Choose your luggage yourself and choose carefully. Remember, this is your snail shell home for the year. It needs to be as practical and comfortable as possible. Ensure you try before you buy, so that it’s comfortable on your back when it’s bulging with the weight of your entire life for the next few months.
Research the climate of your destinations carefully and pack accordingly. Layers are important; two thin tops are more practical and versatile than one thick hoodie which will take up half your luggage and only be useful on those really occasional chilly nights.
Don’t take anything too expensive, as not only might it get lost or stolen, but you might have a ruthless clear-out one day when you’re over the transportation baggage limit.
Try to take things that dry easily. You won’t have the luxury of spacious accommodation so drying areas will be hard to come by.
Ensure everything mixes and matches so you get the maximum combination of outfits out of your selection. Have something that passes off for reasonably smart but that can be adapted for normal day wear too.

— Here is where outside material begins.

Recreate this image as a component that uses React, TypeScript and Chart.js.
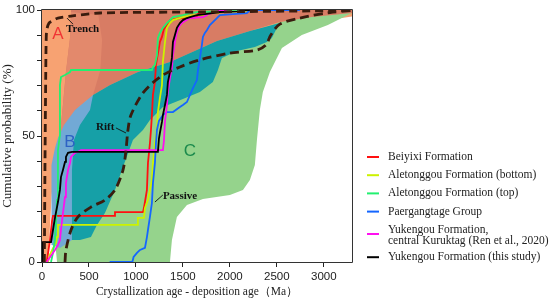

If you’re going to an urbanised place, buy these when you get there, just take travel sized ones to start. Only take larger quantities of essentials that you know you can’t pick up at your destination.
Take a basic first aid kit. Nothing too fancy, just some painkillers, plasters, antiseptic cream, diarrhoea medicine.
The little comforts that make life easier
At least one of those hostels is going to have the world’s grottiest kitchen ever. Carry a travel fork/spoon/knife; they’re really compact and will definitely come in handy at least a dozen times.
Consider an inflatable pillow for those awkward bus journeys through the night.
A torch is essential, as is an alarm clock for those early bus trips.
Travel towels are fantastic; they dry really quickly, they fold really small and they do actually work. Small enough to carry two if you have long hair.
Take a notebook and a pen. Okay, so you’re going to be blogging, updating your status constantly and creating an online photo scrapbook but one day the technology will fail. Your battery will be dead, the network will be down, and you’ll need to record an amazing experience. Or go full out retro and keep a whole handwritten diary of your journey.
On that note – don’t forget a charger for any appliances. Try to get a multi adaptor if it saves you carrying two or three. Take international plug adapters too. Have a couple of spare camera memory cards in case one gets full or corrupted.
Regardless of how much of a reader you are, pack a book to read during boring journeys or delays. Headphones come in handy too.
In summary, pack only what you need. Nothing should be packed ‘just in case’. If you can’t see a valid, regular use for it, don’t take it.
The article discusses the important things a traveller should take on a gap year abroad, focusing on choice of luggage, clothing and the little comforts.